The Northwood Wheelers

This website documents a sadly now defunct cycling club, the Northwood Wheelers. My father, David Saunders, was a member of the Northwood Wheelers from the late 1940s through to 1955, when adult life "distracted" him from cycling. A large part of this site consists of his cycling diaries (Open Roads) written at that time, and which he has annotated with photographs and editorial comments. You can reach this material via the menu at the top of the website.

Since the original incarnation of these web pages a couple of years ago, I have had emails and phone calls from former members of the Northwood Wheelers. I hope that this new version will encourage others to do the same. 

The tales of cycling presented here are the reason I took up cycling myself, albeit rather late in life (I too got diverted by student life). Not for me the motivation of the exploits of professional cyclists - rather, I was fired by the exploits of my father and his cycling pals, particularly his cycle tour to Scotland with Brian at the tender age of 16, the infamous Cheddar Gorge expedition, and possibly the best example of why you need to pay attention to the chain tension on a fixed gear bike.

Robert Saunders December 2008

History of the Club

In late 1947 Tom Simpson, Gordon (Boff - short for boffin) Empson and brothers Roy & Colin Turner were asked to assist with running the cycling section of The Northwood Boy’s Club. Colin can’t remember if any others were involved at this time. None of us had any experience of running a club, as none of us had ever been a member of a cycling club before.  A rather acrimonious break from the Boy’s Club ensued, and in 1948 we formed the Northwood Wheelers.

We soon came to the notice of a local resident, Mr. Fred Reynolds. Fred was a council member of the Road Time Trials Council, the then governing body of time trials in the UK. He helped us get the club on a proper footing. Jack Sharp was another who helped us in the early days - he later became president.

My memories of the early days are rather vague as unlike David I did not keep a diary. Tom Simpson worked with Stan Boyes, a cyclist/tricyclist of long standing. In my memories of the club he was always there, so I am sure got involved at an early stage.

Newsletters

The website has scans of the old Northwood Wheelers newsletters - access them via the menu link at the top of the screen. Some of these are from my father's archive, while some are from Colin Turner, one of the Northwood Wheelers’ founding members, who contacted me in December 2013, and sent in a commentary around the history of the club. He promised to send me a stack of old club newsletters, which arrived in January 2014. 

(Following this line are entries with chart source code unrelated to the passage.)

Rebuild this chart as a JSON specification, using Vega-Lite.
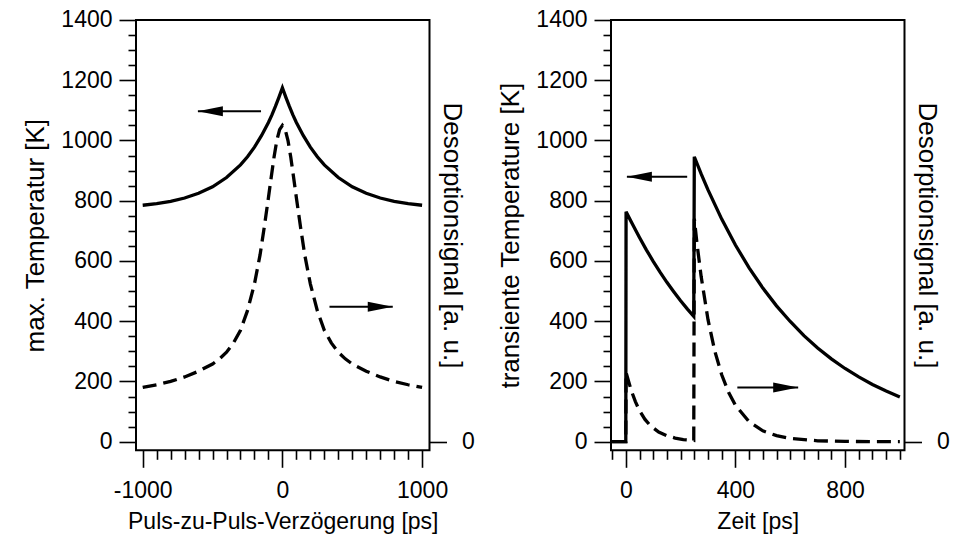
{
  "$schema": "https://vega.github.io/schema/vega-lite/v6.json",
  "padding": {"left": 21, "top": 8, "right": 0, "bottom": 3},
  "background": "white",
  "config": {
    "view": {"stroke": "black", "strokeWidth": 2},
    "axis": {"domain": false, "grid": false, "tickColor": "black", "tickWidth": 1.6, "labelFont": "Liberation Sans", "labelFontSize": 23, "labelColor": "black", "titleFont": "Liberation Sans", "titleFontSize": 23, "titleFontWeight": "normal", "titleColor": "black", "labelFlush": false, "labelOverlap": false, "labelExpr": "'' + datum.value"},
    "concat": {"spacing": 20}
  },
  "datasets": {
    "leftT": [
      {"x": -1000, "y": 785}, {"x": -900, "y": 790}, {"x": -800, "y": 798}, {"x": -700, "y": 809}, {"x": -600, "y": 825}, {"x": -500, "y": 846}, {"x": -400, "y": 877}, {"x": -300, "y": 919}, {"x": -250, "y": 946}, {"x": -200, "y": 978}, {"x": -150, "y": 1016}, {"x": -100, "y": 1060}, {"x": -75, "y": 1085}, {"x": -50, "y": 1113}, {"x": -25, "y": 1143}, {"x": 0, "y": 1175},
      {"x": 25, "y": 1143}, {"x": 50, "y": 1113}, {"x": 75, "y": 1085}, {"x": 100, "y": 1060}, {"x": 150, "y": 1016}, {"x": 200, "y": 978}, {"x": 250, "y": 946}, {"x": 300, "y": 919}, {"x": 400, "y": 877}, {"x": 500, "y": 846}, {"x": 600, "y": 825}, {"x": 700, "y": 809}, {"x": 800, "y": 798}, {"x": 900, "y": 790}, {"x": 1000, "y": 785}
    ],
    "leftS": [
      {"x": -1000, "y": 180}, {"x": -900, "y": 189}, {"x": -800, "y": 200}, {"x": -700, "y": 215}, {"x": -600, "y": 234}, {"x": -500, "y": 258}, {"x": -450, "y": 275}, {"x": -400, "y": 297}, {"x": -350, "y": 328}, {"x": -300, "y": 370}, {"x": -250, "y": 435}, {"x": -200, "y": 524}, {"x": -160, "y": 620}, {"x": -130, "y": 712}, {"x": -100, "y": 810}, {"x": -80, "y": 878}, {"x": -60, "y": 944}, {"x": -40, "y": 1000}, {"x": -20, "y": 1036}, {"x": 0, "y": 1050},
      {"x": 20, "y": 1036}, {"x": 40, "y": 1000}, {"x": 60, "y": 944}, {"x": 80, "y": 878}, {"x": 100, "y": 810}, {"x": 130, "y": 712}, {"x": 160, "y": 620}, {"x": 200, "y": 524}, {"x": 250, "y": 435}, {"x": 300, "y": 370}, {"x": 350, "y": 328}, {"x": 400, "y": 297}, {"x": 450, "y": 275}, {"x": 500, "y": 258}, {"x": 600, "y": 234}, {"x": 700, "y": 215}, {"x": 800, "y": 200}, {"x": 900, "y": 189}, {"x": 1000, "y": 180}
    ],
    "leftArrows": [
      {"x1": -153, "x2": -605, "y": 1097, "dir": "left"},
      {"x1": 337, "x2": 790, "y": 448, "dir": "right"}
    ],
    "rightT": [
      {"x": -50, "y": 0}, {"x": 0, "y": 0}, {"x": 1, "y": 763}, {"x": 25, "y": 721}, {"x": 50, "y": 678}, {"x": 75, "y": 637}, {"x": 100, "y": 599}, {"x": 125, "y": 563}, {"x": 150, "y": 529}, {"x": 175, "y": 498}, {"x": 200, "y": 468}, {"x": 225, "y": 440}, {"x": 248, "y": 416},
      {"x": 250, "y": 946}, {"x": 275, "y": 889}, {"x": 300, "y": 836}, {"x": 350, "y": 739}, {"x": 400, "y": 653}, {"x": 450, "y": 577}, {"x": 500, "y": 510}, {"x": 550, "y": 451}, {"x": 600, "y": 399}, {"x": 650, "y": 352}, {"x": 700, "y": 311}, {"x": 750, "y": 275}, {"x": 800, "y": 243}, {"x": 850, "y": 215}, {"x": 900, "y": 190}, {"x": 950, "y": 168}, {"x": 1000, "y": 148}
    ],
    "rightS": [
      {"x": -50, "y": 0}, {"x": 0, "y": 0}, {"x": 1, "y": 230}, {"x": 10, "y": 201}, {"x": 20, "y": 170}, {"x": 35, "y": 133}, {"x": 50, "y": 103}, {"x": 70, "y": 74}, {"x": 90, "y": 53}, {"x": 120, "y": 32}, {"x": 150, "y": 20}, {"x": 180, "y": 12}, {"x": 210, "y": 7}, {"x": 248, "y": 4},
      {"x": 250, "y": 740}, {"x": 260, "y": 656}, {"x": 275, "y": 548}, {"x": 300, "y": 405}, {"x": 325, "y": 300}, {"x": 350, "y": 222}, {"x": 375, "y": 164}, {"x": 400, "y": 121}, {"x": 450, "y": 66}, {"x": 500, "y": 36}, {"x": 550, "y": 20}, {"x": 600, "y": 11}, {"x": 700, "y": 3}, {"x": 800, "y": 1}, {"x": 900, "y": 0}, {"x": 1000, "y": 0}
    ],
    "rightArrows": [
      {"x1": 224, "x2": 4, "y": 880, "dir": "left"},
      {"x1": 407, "x2": 629, "y": 180, "dir": "right"}
    ]
  },
  "hconcat": [
    {
      "width": 293.5,
      "height": 430.3,
      "resolve": {"axis": {"x": "independent", "y": "independent"}},
      "layer": [
        {
          "data": {"name": "leftT"},
          "mark": {"type": "line", "color": "black", "strokeWidth": 3.3},
          "encoding": {
            "x": {"field": "x", "type": "quantitative", "scale": {"domain": [-1048, 1053], "nice": false, "zero": false},
              "axis": {"orient": "bottom", "values": [-1000, 0, 1000], "tickSize": 17, "labelPadding": 12, "title": "Puls-zu-Puls-Verzögerung [ps]", "titlePadding": 8}},
            "y": {"field": "y", "type": "quantitative", "scale": {"domain": [-28.6, 1400], "nice": false, "zero": false},
              "axis": {"orient": "left", "values": [0, 200, 400, 600, 800, 1000, 1200, 1400], "tickSize": 17, "labelPadding": 7, "title": "max. Temperatur [K]", "titleFontSize": 26, "titlePadding": 12}}
          }
        },
        {
          "data": {"name": "leftS"},
          "mark": {"type": "line", "color": "black", "strokeWidth": 3.3, "strokeDash": [14, 7]},
          "encoding": {
            "x": {"field": "x", "type": "quantitative", "scale": {"domain": [-1048, 1053], "nice": false, "zero": false},
              "axis": {"orient": "bottom", "values": [-900, -800, -700, -600, -500, -400, -300, -200, -100, 100, 200, 300, 400, 500, 600, 700, 800, 900], "tickSize": 9, "labels": false, "title": null}},
            "y": {"field": "y", "type": "quantitative", "scale": {"domain": [-28.6, 1400], "nice": false, "zero": false},
              "axis": {"orient": "left", "values": [50, 100, 150, 250, 300, 350, 450, 500, 550, 650, 700, 750, 850, 900, 950, 1050, 1100, 1150, 1250, 1300, 1350], "tickSize": 8, "labels": false, "title": null}}
          }
        },
        {
          "data": {"name": "leftArrows"},
          "mark": {"type": "rule", "color": "black", "strokeWidth": 2},
          "encoding": {
            "x": {"field": "x1", "type": "quantitative", "scale": {"domain": [-1048, 1053], "nice": false, "zero": false}, "axis": null},
            "x2": {"field": "x2"},
            "y": {"field": "y", "type": "quantitative", "scale": {"domain": [-28.6, 1400], "nice": false, "zero": false},
              "axis": {"orient": "right", "values": [0], "tickSize": 17, "labelPadding": 15, "title": "Desorptionsignal [a. u.]", "titleFontSize": 26, "titleAngle": 90, "titleX": 9, "titleY": 215, "titleBaseline": "bottom", "titleAlign": "center"}}
          }
        },
        {
          "data": {"name": "leftArrows"},
          "mark": {"type": "point", "filled": true, "color": "black", "opacity": 1, "size": 625, "strokeWidth": 0},
          "encoding": {
            "x": {"field": "x2", "type": "quantitative", "scale": {"domain": [-1048, 1053], "nice": false, "zero": false}, "axis": null},
            "y": {"field": "y", "type": "quantitative", "scale": {"domain": [-28.6, 1400], "nice": false, "zero": false}, "axis": null},
            "shape": {"field": "dir", "type": "nominal", "scale": {"domain": ["left", "right"], "range": ["M0,0L2,-0.4L2,0.4Z", "M0,0L-2,-0.4L-2,0.4Z"]}, "legend": null}
          }
        }
      ]
    },
    {
      "width": 293.5,
      "height": 430.3,
      "resolve": {"axis": {"x": "independent", "y": "independent"}},
      "layer": [
        {
          "data": {"name": "rightT"},
          "mark": {"type": "line", "color": "black", "strokeWidth": 3.3},
          "encoding": {
            "x": {"field": "x", "type": "quantitative", "scale": {"domain": [-54, 1017], "nice": false, "zero": false},
              "axis": {"orient": "bottom", "values": [0, 400, 800], "tickSize": 17, "labelPadding": 12, "title": "Zeit [ps]", "titlePadding": 8}},
            "y": {"field": "y", "type": "quantitative", "scale": {"domain": [-28.6, 1400], "nice": false, "zero": false},
              "axis": {"orient": "left", "values": [0, 200, 400, 600, 800, 1000, 1200, 1400], "tickSize": 17, "labelPadding": 7, "title": "transiente Temperature [K]", "titleFontSize": 26, "titlePadding": 12}}
          }
        },
        {
          "data": {"name": "rightS"},
          "mark": {"type": "line", "color": "black", "strokeWidth": 3.3, "strokeDash": [14, 7]},
          "encoding": {
            "x": {"field": "x", "type": "quantitative", "scale": {"domain": [-54, 1017], "nice": false, "zero": false},
              "axis": {"orient": "bottom", "values": [-50, 50, 100, 150, 200, 250, 300, 350, 450, 500, 550, 600, 650, 700, 750, 850, 900, 950, 1000], "tickSize": 9, "labels": false, "title": null}},
            "y": {"field": "y", "type": "quantitative", "scale": {"domain": [-28.6, 1400], "nice": false, "zero": false},
              "axis": {"orient": "left", "values": [50, 100, 150, 250, 300, 350, 450, 500, 550, 650, 700, 750, 850, 900, 950, 1050, 1100, 1150, 1250, 1300, 1350], "tickSize": 8, "labels": false, "title": null}}
          }
        },
        {
          "data": {"name": "rightArrows"},
          "mark": {"type": "rule", "color": "black", "strokeWidth": 2},
          "encoding": {
            "x": {"field": "x1", "type": "quantitative", "scale": {"domain": [-54, 1017], "nice": false, "zero": false}, "axis": null},
            "x2": {"field": "x2"},
            "y": {"field": "y", "type": "quantitative", "scale": {"domain": [-28.6, 1400], "nice": false, "zero": false},
              "axis": {"orient": "right", "values": [0], "tickSize": 17, "labelPadding": 15, "title": "Desorptionsignal [a. u.]", "titleFontSize": 26, "titleAngle": 90, "titleX": 9, "titleY": 215, "titleBaseline": "bottom", "titleAlign": "center"}}
          }
        },
        {
          "data": {"name": "rightArrows"},
          "mark": {"type": "point", "filled": true, "color": "black", "opacity": 1, "size": 625, "strokeWidth": 0},
          "encoding": {
            "x": {"field": "x2", "type": "quantitative", "scale": {"domain": [-54, 1017], "nice": false, "zero": false}, "axis": null},
            "y": {"field": "y", "type": "quantitative", "scale": {"domain": [-28.6, 1400], "nice": false, "zero": false}, "axis": null},
            "shape": {"field": "dir", "type": "nominal", "scale": {"domain": ["left", "right"], "range": ["M0,0L2,-0.4L2,0.4Z", "M0,0L-2,-0.4L-2,0.4Z"]}, "legend": null}
          }
        }
      ]
    }
  ]
}
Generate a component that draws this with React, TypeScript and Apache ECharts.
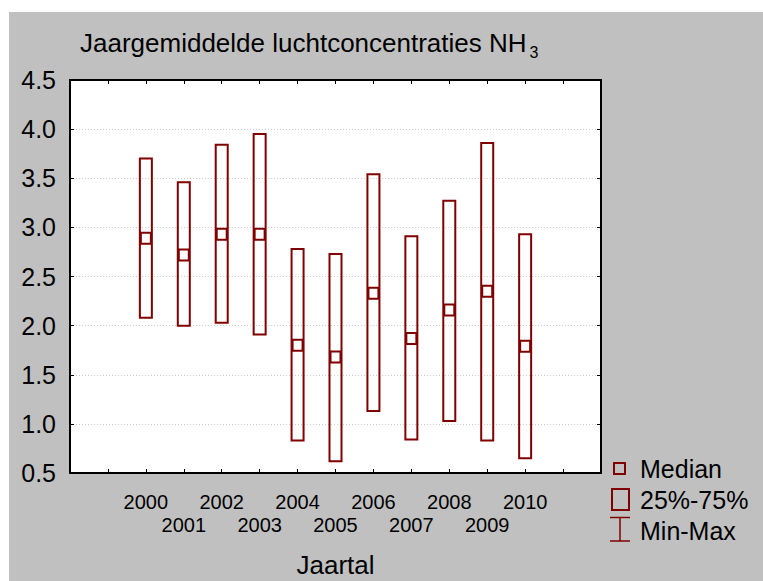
import React, { useEffect, useRef } from "react";
import * as echarts from "echarts";

const years = [2000, 2001, 2002, 2003, 2004, 2005, 2006, 2007, 2008, 2009, 2010];
const minValues = [2.08, 2.0, 2.03, 1.91, 0.83, 0.62, 1.13, 0.84, 1.03, 0.83, 0.65];
const maxValues = [3.7, 3.46, 3.84, 3.95, 2.78, 2.73, 3.54, 2.91, 3.27, 3.86, 2.93];
const medianValues = [2.89, 2.72, 2.93, 2.93, 1.8, 1.68, 2.33, 1.87, 2.16, 2.35, 1.79];

const titleText = "Jaargemiddelde luchtconcentraties NH";
const titleSub = "3";
const xAxisName = "Jaartal";
const legendLabels = ["Median", "25%-75%", "Min-Max"];

const X_MIN = 1998;
const X_MAX = 2012;
const Y_MIN = 0.5;
const Y_MAX = 4.5;
const Y_STEP = 0.5;

const COLOR = "#800000";
const FONT = "'Liberation Sans', Arial, Helvetica, sans-serif";

export default function App() {
  const ref = useRef<HTMLDivElement>(null);

  useEffect(() => {
    if (!ref.current) return;
    const chart = echarts.init(ref.current, null, { renderer: "svg" });
    const data = years.map((y, i) => [y, minValues[i], maxValues[i], medianValues[i]]);

    const frameLine = { show: true, onZero: false, lineStyle: { color: "#000", width: 2 } };
    const frameTick = { show: true, inside: true, length: 4, lineStyle: { color: "#000", width: 1 } };

    chart.setOption({
      animation: false,
      backgroundColor: "#c0c0c0",
      grid: {
        left: 61,
        top: 68,
        width: 531,
        height: 393,
        show: true,
        backgroundColor: "#ffffff",
        borderWidth: 0,
      },
      xAxis: [
        {
          type: "value",
          position: "bottom",
          min: X_MIN,
          max: X_MAX,
          interval: 1,
          axisLine: frameLine,
          axisTick: frameTick,
          splitLine: { show: false },
          axisLabel: {
            color: "#000",
            fontFamily: FONT,
            fontSize: 20,
            lineHeight: 23,
            margin: 17,
            formatter: (v: number) =>
              v < years[0] || v > years[years.length - 1] ? "" : v % 2 === 0 ? String(v) : "\n" + v,
          },
        },
        {
          type: "value",
          position: "top",
          min: X_MIN,
          max: X_MAX,
          interval: 1,
          axisLine: frameLine,
          axisTick: frameTick,
          splitLine: { show: false },
          axisLabel: { show: false },
        },
      ],
      yAxis: [
        {
          type: "value",
          position: "left",
          min: Y_MIN,
          max: Y_MAX,
          interval: Y_STEP,
          axisLine: frameLine,
          axisTick: frameTick,
          splitLine: { show: true, lineStyle: { color: "#cccccc", width: 1, type: [1, 2] } },
          axisLabel: {
            color: "#000",
            fontFamily: FONT,
            fontSize: 25,
            margin: 14,
            formatter: (v: number) => v.toFixed(1),
          },
        },
        {
          type: "value",
          position: "right",
          min: Y_MIN,
          max: Y_MAX,
          interval: Y_STEP,
          axisLine: frameLine,
          axisTick: frameTick,
          splitLine: { show: false },
          axisLabel: { show: false },
        },
      ],
      series: [
        {
          type: "custom",
          xAxisIndex: 0,
          yAxisIndex: 0,
          data,
          encode: { x: 0, y: [1, 2, 3] },
          renderItem: (params: any, api: any) => {
            const x = api.value(0);
            const top = api.coord([x, api.value(2)]);
            const bot = api.coord([x, api.value(1)]);
            const med = api.coord([x, api.value(3)]);
            const bw = 12;
            const mw = 10;
            const mh = 11;
            return {
              type: "group",
              children: [
                {
                  type: "rect",
                  shape: { x: top[0] - bw / 2, y: top[1], width: bw, height: bot[1] - top[1] },
                  style: { fill: "none", stroke: COLOR, lineWidth: 2 },
                },
                {
                  type: "rect",
                  shape: { x: med[0] - mw / 2, y: med[1] - mh / 2, width: mw, height: mh },
                  style: { fill: "none", stroke: COLOR, lineWidth: 2 },
                },
              ],
            };
          },
        },
      ],
      graphic: [
        {
          type: "text",
          x: 71,
          y: 31,
          style: {
            text: `{a|${titleText}}{b|${titleSub}}`,
            align: "left",
            verticalAlign: "middle",
            rich: {
              a: { fontSize: 26, fontFamily: FONT, fill: "#000", lineHeight: 34, verticalAlign: "middle" },
              b: {
                fontSize: 16,
                fontFamily: FONT,
                fill: "#000",
                lineHeight: 16,
                verticalAlign: "bottom",
                padding: [0, 0, 0, 3],
              },
            },
          },
        },
        {
          type: "text",
          x: 326.5,
          y: 553,
          style: {
            text: xAxisName,
            align: "center",
            verticalAlign: "middle",
            fontSize: 26,
            fontFamily: FONT,
            fill: "#000",
          },
        },
        {
          type: "rect",
          shape: { x: 605, y: 451, width: 11, height: 11 },
          style: { fill: "none", stroke: COLOR, lineWidth: 2 },
        },
        {
          type: "rect",
          shape: { x: 603, y: 477, width: 17, height: 21 },
          style: { fill: "none", stroke: COLOR, lineWidth: 2 },
        },
        {
          type: "line",
          shape: { x1: 601, y1: 505.5, x2: 621, y2: 505.5 },
          style: { stroke: COLOR, lineWidth: 1.5 },
        },
        {
          type: "line",
          shape: { x1: 611, y1: 505.5, x2: 611, y2: 529 },
          style: { stroke: COLOR, lineWidth: 1.5 },
        },
        {
          type: "line",
          shape: { x1: 601, y1: 529, x2: 621, y2: 529 },
          style: { stroke: COLOR, lineWidth: 1.5 },
        },
        ...legendLabels.map((t, i) => ({
          type: "text",
          x: 631,
          y: 457 + i * 31,
          style: {
            text: t,
            align: "left",
            verticalAlign: "middle",
            fontSize: 25,
            fontFamily: FONT,
            fill: "#000",
          },
        })),
      ],
    });

    return () => {
      chart.dispose();
    };
  }, []);

  return (
    <div
      ref={ref}
      style={{ position: "absolute", left: 9, top: 12, width: 754, height: 569 }}
    />
  );
}
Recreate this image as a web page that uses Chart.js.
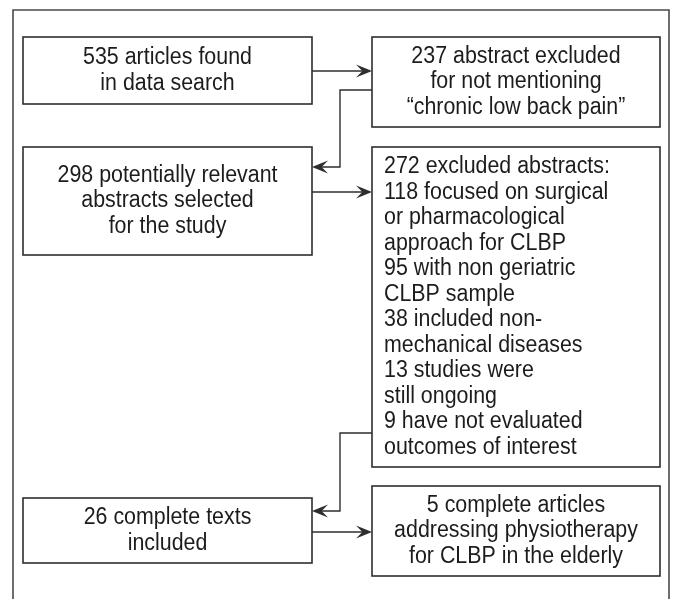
<!DOCTYPE html>
<html>
<head>
<meta charset="utf-8">
<script src="https://cdn.jsdelivr.net/npm/chart.js@4/dist/chart.umd.min.js"></script>
<style>
  html, body { margin: 0; padding: 0; background: #fff; }
  #flow { display: block; }
</style>
</head>
<body>
<canvas id="flow" width="673" height="599"></canvas>
<script>
// Box contents (one entry per line)
const boxLabels = [
  ["535 articles found", "in data search"],
  ["237 abstract excluded", "for not mentioning", "\u201Cchronic low back pain\u201D"],
  ["298 potentially relevant", "abstracts selected", "for the study"],
  ["272 excluded abstracts:", "118 focused on surgical", "or pharmacological", "approach for CLBP",
   "95 with non geriatric", "CLBP sample", "38 included non-", "mechanical diseases",
   "13 studies were", "still ongoing", "9 have not evaluated", "outcomes of interest"],
  ["26 complete texts", "included"],
  ["5 complete articles", "addressing physiotherapy", "for CLBP in the elderly"],
];
// Links between boxes: [from, to]
const links = [[0, 1], [1, 2], [2, 3], [3, 4], [4, 5]];

// Layout in axis units: left, right, top, bottom
const boxRects = [
  [23, 312, 37, 104],
  [372, 660, 37, 127],
  [23, 312, 147, 255],
  [372, 660, 147, 467],
  [23, 312, 498, 563],
  [372, 660, 486, 576],
];
const boxAlign = ["center", "center", "center", "left", "center", "center"];
// y at which each link leaves / enters, and the x of the elbow for back links
const linkRows = [[71, 71], [90, 167], [192, 192], [433, 511], [532, 532]];
const elbowX = 340;
const frameRect = [13, 669, 10, 610];

const LINE = "#2e2e2e";
const TEXT = "#1c1c1c";
const FONT = '23px "Liberation Sans", Arial, sans-serif';
const SQUEEZE = 0.93; // the original face is a little narrower than Liberation Sans
const LINE_H = 25.5;

function arrowHead(ctx, tx, ty, dir) {
  const L = 16, W = 6.5;
  ctx.beginPath();
  ctx.moveTo(tx, ty);
  ctx.lineTo(tx - dir * L, ty - W);
  ctx.lineTo(tx - dir * L * 0.6, ty);
  ctx.lineTo(tx - dir * L, ty + W);
  ctx.closePath();
  ctx.fill();
}

function squeezedText(ctx, t, x, y) {
  ctx.save();
  ctx.translate(x, y);
  ctx.scale(SQUEEZE, 1);
  ctx.fillText(t, 0, 0);
  ctx.restore();
}

const flowPlugin = {
  id: "flow",
  beforeDraw(chart) {
    const { ctx, width, height } = chart;
    ctx.save();
    ctx.fillStyle = "#fff";
    ctx.fillRect(0, 0, width, height);
    ctx.restore();
  },
  afterDatasetsDraw(chart) {
    const { ctx } = chart;
    const xs = chart.scales.x, ys = chart.scales.y;
    const px = (v) => xs.getPixelForValue(v);
    const py = (v) => ys.getPixelForValue(v);

    ctx.save();
    ctx.strokeStyle = "#4a4a4a";
    ctx.lineWidth = 1.6;
    const [fl, fr, ft, fb] = frameRect;
    ctx.beginPath();
    ctx.moveTo(px(fl), py(fb));
    ctx.lineTo(px(fl), py(ft));
    ctx.lineTo(px(fr), py(ft));
    ctx.lineTo(px(fr), py(fb));
    ctx.stroke();

    // boxes
    ctx.strokeStyle = LINE;
    ctx.lineWidth = 1.6;
    ctx.font = FONT;
    ctx.fillStyle = TEXT;
    ctx.textBaseline = "middle";
    boxRects.forEach((r, i) => {
      const x0 = px(r[0]), x1 = px(r[1]), y0 = py(r[2]), y1 = py(r[3]);
      ctx.strokeRect(x0, y0, x1 - x0, y1 - y0);
      const lines = boxLabels[i];
      const cy = (y0 + y1) / 2;
      const first = cy - ((lines.length - 1) * LINE_H) / 2;
      ctx.textAlign = boxAlign[i];
      const tx = boxAlign[i] === "left" ? x0 + 12 : (x0 + x1) / 2;
      lines.forEach((t, k) => squeezedText(ctx, t, tx, first + k * LINE_H));
    });

    // links
    ctx.fillStyle = LINE;
    ctx.lineWidth = 1.4;
    links.forEach(([a, b], i) => {
      const ra = boxRects[a], rb = boxRects[b];
      const [ya, yb] = linkRows[i];
      ctx.beginPath();
      if (ra[0] < rb[0]) {
        // left column to right column
        ctx.moveTo(px(ra[1]), py(ya));
        ctx.lineTo(px(rb[0]) - 6, py(yb));
        ctx.stroke();
        arrowHead(ctx, px(rb[0]), py(yb), 1);
      } else {
        // right column back to next left box
        ctx.moveTo(px(ra[0]), py(ya));
        ctx.lineTo(px(elbowX), py(ya));
        ctx.lineTo(px(elbowX), py(yb));
        ctx.lineTo(px(rb[1]) + 6, py(yb));
        ctx.stroke();
        arrowHead(ctx, px(rb[1]), py(yb), -1);
      }
    });
    ctx.restore();
  },
};

new Chart(document.getElementById("flow"), {
  type: "scatter",
  data: { datasets: [] },
  options: {
    responsive: false,
    animation: false,
    layout: { padding: 0 },
    plugins: { legend: { display: false }, tooltip: { enabled: false } },
    scales: {
      x: { type: "linear", min: 0, max: 673, display: false },
      y: { type: "linear", min: 0, max: 599, reverse: true, display: false },
    },
  },
  plugins: [flowPlugin],
});
</script>
</body>
</html>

They are fairly fragile documents, with paper in rather good condition, but with rusted staples and loose pages, so I'm being very gentle with them, as I scan them. For each issue, I've presented a discussion of each issue, along with a gallery of the scans of the individual pages.

It will take a while to complete this section of the website, but I think the newsletters offer a nice insight into the life and times of a 1950s cycling club.

Open Roads

The core of the website's material is derived from the old cycling diaries kept by David Saunders, and orgnanised and annotated after his retirement.

Open Roads described the growing involvement of a young man in the workings and exploits of a cycling club, often in extreme detail - for example the 'outrageous' price of dinner, or beer!